* Exercise brief *
Would you repeat the listing exactly but omit every picture?
--- start Data section ---
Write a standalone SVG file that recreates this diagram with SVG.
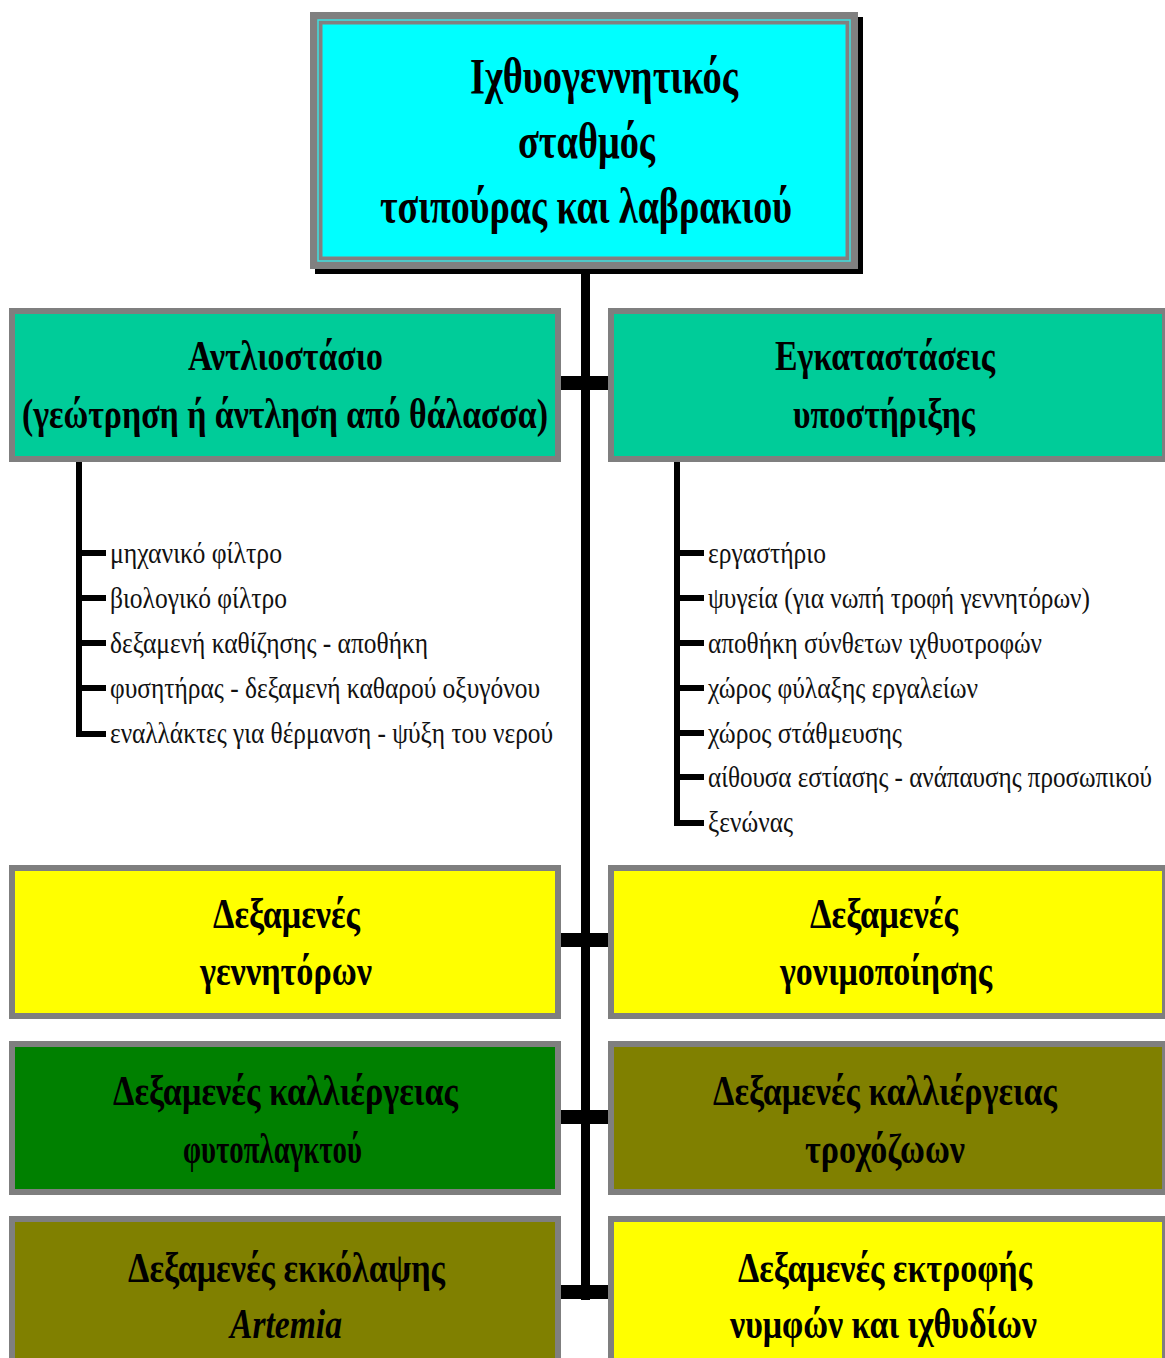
<svg xmlns="http://www.w3.org/2000/svg" width="1165" height="1358" viewBox="0 0 1165 1358">
<style>
.box{stroke:#7f7f7f;stroke-width:6}
.t{font-family:"Liberation Serif","DejaVu Serif",serif;font-weight:bold;fill:#000;text-anchor:start}
.l{font-family:"Liberation Serif","DejaVu Serif",serif;font-size:30px;fill:#111}
.bar{fill:#000}
</style>
<rect width="1165" height="1358" fill="#fff"/>
<g id="connectors">
<rect class="bar" x="581" y="270" width="9" height="1030"/>
<rect class="bar" x="560" y="376" width="50" height="14"/>
<rect class="bar" x="560" y="933" width="50" height="14"/>
<rect class="bar" x="560" y="1110" width="50" height="14"/>
<rect class="bar" x="560" y="1285" width="50" height="14"/>
<rect class="bar" x="76" y="462" width="6" height="275"/>
<rect class="bar" x="76" y="550" width="30" height="6"/>
<rect class="bar" x="76" y="595" width="30" height="6"/>
<rect class="bar" x="76" y="640" width="30" height="6"/>
<rect class="bar" x="76" y="685" width="30" height="6"/>
<rect class="bar" x="76" y="731" width="30" height="6"/>
<rect class="bar" x="674" y="462" width="6" height="364"/>
<rect class="bar" x="674" y="550" width="30" height="6"/>
<rect class="bar" x="674" y="595" width="30" height="6"/>
<rect class="bar" x="674" y="640" width="30" height="6"/>
<rect class="bar" x="674" y="685" width="30" height="6"/>
<rect class="bar" x="674" y="730" width="30" height="6"/>
<rect class="bar" x="674" y="774" width="30" height="6"/>
<rect class="bar" x="674" y="820" width="30" height="6"/>
</g>
<g id="top">
<rect x="315" y="17" width="548" height="257" fill="#000"/>
<rect x="310" y="12" width="548" height="257" fill="#808080"/>
<rect x="318" y="20" width="532" height="241" fill="none" stroke="#3fe0e0" stroke-width="1.5"/>
<rect x="322" y="24" width="524" height="233" fill="#00ffff" stroke="#8a7f7f" stroke-width="1"/>
<text class="t" x="470" y="93" font-size="50" textLength="268" lengthAdjust="spacingAndGlyphs">Ιχθυογεννητικός</text>
<text class="t" x="518" y="158" font-size="50" textLength="137" lengthAdjust="spacingAndGlyphs">σταθμός</text>
<text class="t" x="380" y="223" font-size="50" textLength="412" lengthAdjust="spacingAndGlyphs">τσιπούρας και λαβρακιού</text>
</g>
<g id="antlio">
<rect class="box" x="12" y="311" width="546" height="148" fill="#00cc99"/>
<text class="t" x="188" y="370" font-size="42" textLength="195" lengthAdjust="spacingAndGlyphs">Αντλιοστάσιο</text>
<text class="t" x="22" y="428" font-size="42" textLength="526" lengthAdjust="spacingAndGlyphs">(γεώτρηση ή άντληση από θάλασσα)</text>
</g>
<g id="antlio-list">
<text class="l" x="110" y="563" textLength="172" lengthAdjust="spacingAndGlyphs">μηχανικό φίλτρο</text>
<text class="l" x="110" y="608" textLength="177" lengthAdjust="spacingAndGlyphs">βιολογικό φίλτρο</text>
<text class="l" x="110" y="653" textLength="318" lengthAdjust="spacingAndGlyphs">δεξαμενή καθίζησης - αποθήκη</text>
<text class="l" x="110" y="698" textLength="430" lengthAdjust="spacingAndGlyphs">φυσητήρας - δεξαμενή καθαρού οξυγόνου</text>
<text class="l" x="110" y="743" textLength="443" lengthAdjust="spacingAndGlyphs">εναλλάκτες για θέρμανση - ψύξη του νερού</text>
</g>
<g id="support">
<rect class="box" x="611" y="311" width="554" height="148" fill="#00cc99"/>
<text class="t" x="775" y="370" font-size="42" textLength="220" lengthAdjust="spacingAndGlyphs">Εγκαταστάσεις</text>
<text class="t" x="793" y="428" font-size="42" textLength="182" lengthAdjust="spacingAndGlyphs">υποστήριξης</text>
</g>
<g id="support-list">
<text class="l" x="708" y="563" textLength="118" lengthAdjust="spacingAndGlyphs">εργαστήριο</text>
<text class="l" x="708" y="608" textLength="382" lengthAdjust="spacingAndGlyphs">ψυγεία (για νωπή τροφή γεννητόρων)</text>
<text class="l" x="708" y="653" textLength="334" lengthAdjust="spacingAndGlyphs">αποθήκη σύνθετων ιχθυοτροφών</text>
<text class="l" x="708" y="698" textLength="270" lengthAdjust="spacingAndGlyphs">χώρος φύλαξης εργαλείων</text>
<text class="l" x="708" y="743" textLength="194" lengthAdjust="spacingAndGlyphs">χώρος στάθμευσης</text>
<text class="l" x="708" y="787" textLength="444" lengthAdjust="spacingAndGlyphs">αίθουσα εστίασης - ανάπαυσης προσωπικού</text>
<text class="l" x="708" y="832" textLength="85" lengthAdjust="spacingAndGlyphs">ξενώνας</text>
</g>
<g id="genitores">
<rect class="box" x="12" y="868" width="546" height="148" fill="#ffff00"/>
<text class="t" x="213" y="928" font-size="42" textLength="147" lengthAdjust="spacingAndGlyphs">Δεξαμενές</text>
<text class="t" x="200" y="985" font-size="42" textLength="172" lengthAdjust="spacingAndGlyphs">γεννητόρων</text>
</g>
<g id="gonimopoiisi">
<rect class="box" x="611" y="868" width="554" height="148" fill="#ffff00"/>
<text class="t" x="810" y="928" font-size="42" textLength="148" lengthAdjust="spacingAndGlyphs">Δεξαμενές</text>
<text class="t" x="780" y="985" font-size="42" textLength="212" lengthAdjust="spacingAndGlyphs">γονιμοποίησης</text>
</g>
<g id="fytoplagkto">
<rect class="box" x="12" y="1044" width="546" height="148" fill="#008000"/>
<text class="t" x="113" y="1105" font-size="42" textLength="345" lengthAdjust="spacingAndGlyphs">Δεξαμενές καλλιέργειας</text>
<text class="t" x="183" y="1163" font-size="42" textLength="179" lengthAdjust="spacingAndGlyphs">φυτοπλαγκτού</text>
</g>
<g id="troxozoa">
<rect class="box" x="611" y="1044" width="554" height="148" fill="#808000"/>
<text class="t" x="713" y="1105" font-size="42" textLength="344" lengthAdjust="spacingAndGlyphs">Δεξαμενές καλλιέργειας</text>
<text class="t" x="805" y="1163" font-size="42" textLength="160" lengthAdjust="spacingAndGlyphs">τροχόζωων</text>
</g>
<g id="artemia">
<rect class="box" x="12" y="1219" width="546" height="150" fill="#808000"/>
<text class="t" x="128" y="1282" font-size="42" textLength="317" lengthAdjust="spacingAndGlyphs">Δεξαμενές εκκόλαψης</text>
<text class="t" x="230" y="1338" font-size="42" font-style="italic" textLength="112" lengthAdjust="spacingAndGlyphs">Artemia</text>
</g>
<g id="ektrofi">
<rect class="box" x="611" y="1219" width="554" height="150" fill="#ffff00"/>
<text class="t" x="738" y="1282" font-size="42" textLength="294" lengthAdjust="spacingAndGlyphs">Δεξαμενές εκτροφής</text>
<text class="t" x="730" y="1338" font-size="42" textLength="307" lengthAdjust="spacingAndGlyphs">νυμφών και ιχθυδίων</text>
</g>
</svg>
--- end Data section ---
* Response for this exercise *
Write a standalone SVG file that recreates this diagram with SVG.
<svg xmlns="http://www.w3.org/2000/svg" width="1165" height="1358" viewBox="0 0 1165 1358">
<style>
.box{stroke:#7f7f7f;stroke-width:6}
.t{font-family:"Liberation Serif","DejaVu Serif",serif;font-weight:bold;fill:#000;text-anchor:start}
.l{font-family:"Liberation Serif","DejaVu Serif",serif;font-size:30px;fill:#111}
.bar{fill:#000}
</style>
<rect width="1165" height="1358" fill="#fff"/>
<g id="connectors">
<rect class="bar" x="581" y="270" width="9" height="1030"/>
<rect class="bar" x="560" y="376" width="50" height="14"/>
<rect class="bar" x="560" y="933" width="50" height="14"/>
<rect class="bar" x="560" y="1110" width="50" height="14"/>
<rect class="bar" x="560" y="1285" width="50" height="14"/>
<rect class="bar" x="76" y="462" width="6" height="275"/>
<rect class="bar" x="76" y="550" width="30" height="6"/>
<rect class="bar" x="76" y="595" width="30" height="6"/>
<rect class="bar" x="76" y="640" width="30" height="6"/>
<rect class="bar" x="76" y="685" width="30" height="6"/>
<rect class="bar" x="76" y="731" width="30" height="6"/>
<rect class="bar" x="674" y="462" width="6" height="364"/>
<rect class="bar" x="674" y="550" width="30" height="6"/>
<rect class="bar" x="674" y="595" width="30" height="6"/>
<rect class="bar" x="674" y="640" width="30" height="6"/>
<rect class="bar" x="674" y="685" width="30" height="6"/>
<rect class="bar" x="674" y="730" width="30" height="6"/>
<rect class="bar" x="674" y="774" width="30" height="6"/>
<rect class="bar" x="674" y="820" width="30" height="6"/>
</g>
<g id="top">
<rect x="315" y="17" width="548" height="257" fill="#000"/>
<rect x="310" y="12" width="548" height="257" fill="#808080"/>
<rect x="318" y="20" width="532" height="241" fill="none" stroke="#3fe0e0" stroke-width="1.5"/>
<rect x="322" y="24" width="524" height="233" fill="#00ffff" stroke="#8a7f7f" stroke-width="1"/>
<text class="t" x="470" y="93" font-size="50" textLength="268" lengthAdjust="spacingAndGlyphs">Ιχθυογεννητικός</text>
<text class="t" x="518" y="158" font-size="50" textLength="137" lengthAdjust="spacingAndGlyphs">σταθμός</text>
<text class="t" x="380" y="223" font-size="50" textLength="412" lengthAdjust="spacingAndGlyphs">τσιπούρας και λαβρακιού</text>
</g>
<g id="antlio">
<rect class="box" x="12" y="311" width="546" height="148" fill="#00cc99"/>
<text class="t" x="188" y="370" font-size="42" textLength="195" lengthAdjust="spacingAndGlyphs">Αντλιοστάσιο</text>
<text class="t" x="22" y="428" font-size="42" textLength="526" lengthAdjust="spacingAndGlyphs">(γεώτρηση ή άντληση από θάλασσα)</text>
</g>
<g id="antlio-list">
<text class="l" x="110" y="563" textLength="172" lengthAdjust="spacingAndGlyphs">μηχανικό φίλτρο</text>
<text class="l" x="110" y="608" textLength="177" lengthAdjust="spacingAndGlyphs">βιολογικό φίλτρο</text>
<text class="l" x="110" y="653" textLength="318" lengthAdjust="spacingAndGlyphs">δεξαμενή καθίζησης - αποθήκη</text>
<text class="l" x="110" y="698" textLength="430" lengthAdjust="spacingAndGlyphs">φυσητήρας - δεξαμενή καθαρού οξυγόνου</text>
<text class="l" x="110" y="743" textLength="443" lengthAdjust="spacingAndGlyphs">εναλλάκτες για θέρμανση - ψύξη του νερού</text>
</g>
<g id="support">
<rect class="box" x="611" y="311" width="554" height="148" fill="#00cc99"/>
<text class="t" x="775" y="370" font-size="42" textLength="220" lengthAdjust="spacingAndGlyphs">Εγκαταστάσεις</text>
<text class="t" x="793" y="428" font-size="42" textLength="182" lengthAdjust="spacingAndGlyphs">υποστήριξης</text>
</g>
<g id="support-list">
<text class="l" x="708" y="563" textLength="118" lengthAdjust="spacingAndGlyphs">εργαστήριο</text>
<text class="l" x="708" y="608" textLength="382" lengthAdjust="spacingAndGlyphs">ψυγεία (για νωπή τροφή γεννητόρων)</text>
<text class="l" x="708" y="653" textLength="334" lengthAdjust="spacingAndGlyphs">αποθήκη σύνθετων ιχθυοτροφών</text>
<text class="l" x="708" y="698" textLength="270" lengthAdjust="spacingAndGlyphs">χώρος φύλαξης εργαλείων</text>
<text class="l" x="708" y="743" textLength="194" lengthAdjust="spacingAndGlyphs">χώρος στάθμευσης</text>
<text class="l" x="708" y="787" textLength="444" lengthAdjust="spacingAndGlyphs">αίθουσα εστίασης - ανάπαυσης προσωπικού</text>
<text class="l" x="708" y="832" textLength="85" lengthAdjust="spacingAndGlyphs">ξενώνας</text>
</g>
<g id="genitores">
<rect class="box" x="12" y="868" width="546" height="148" fill="#ffff00"/>
<text class="t" x="213" y="928" font-size="42" textLength="147" lengthAdjust="spacingAndGlyphs">Δεξαμενές</text>
<text class="t" x="200" y="985" font-size="42" textLength="172" lengthAdjust="spacingAndGlyphs">γεννητόρων</text>
</g>
<g id="gonimopoiisi">
<rect class="box" x="611" y="868" width="554" height="148" fill="#ffff00"/>
<text class="t" x="810" y="928" font-size="42" textLength="148" lengthAdjust="spacingAndGlyphs">Δεξαμενές</text>
<text class="t" x="780" y="985" font-size="42" textLength="212" lengthAdjust="spacingAndGlyphs">γονιμοποίησης</text>
</g>
<g id="fytoplagkto">
<rect class="box" x="12" y="1044" width="546" height="148" fill="#008000"/>
<text class="t" x="113" y="1105" font-size="42" textLength="345" lengthAdjust="spacingAndGlyphs">Δεξαμενές καλλιέργειας</text>
<text class="t" x="183" y="1163" font-size="42" textLength="179" lengthAdjust="spacingAndGlyphs">φυτοπλαγκτού</text>
</g>
<g id="troxozoa">
<rect class="box" x="611" y="1044" width="554" height="148" fill="#808000"/>
<text class="t" x="713" y="1105" font-size="42" textLength="344" lengthAdjust="spacingAndGlyphs">Δεξαμενές καλλιέργειας</text>
<text class="t" x="805" y="1163" font-size="42" textLength="160" lengthAdjust="spacingAndGlyphs">τροχόζωων</text>
</g>
<g id="artemia">
<rect class="box" x="12" y="1219" width="546" height="150" fill="#808000"/>
<text class="t" x="128" y="1282" font-size="42" textLength="317" lengthAdjust="spacingAndGlyphs">Δεξαμενές εκκόλαψης</text>
<text class="t" x="230" y="1338" font-size="42" font-style="italic" textLength="112" lengthAdjust="spacingAndGlyphs">Artemia</text>
</g>
<g id="ektrofi">
<rect class="box" x="611" y="1219" width="554" height="150" fill="#ffff00"/>
<text class="t" x="738" y="1282" font-size="42" textLength="294" lengthAdjust="spacingAndGlyphs">Δεξαμενές εκτροφής</text>
<text class="t" x="730" y="1338" font-size="42" textLength="307" lengthAdjust="spacingAndGlyphs">νυμφών και ιχθυδίων</text>
</g>
</svg>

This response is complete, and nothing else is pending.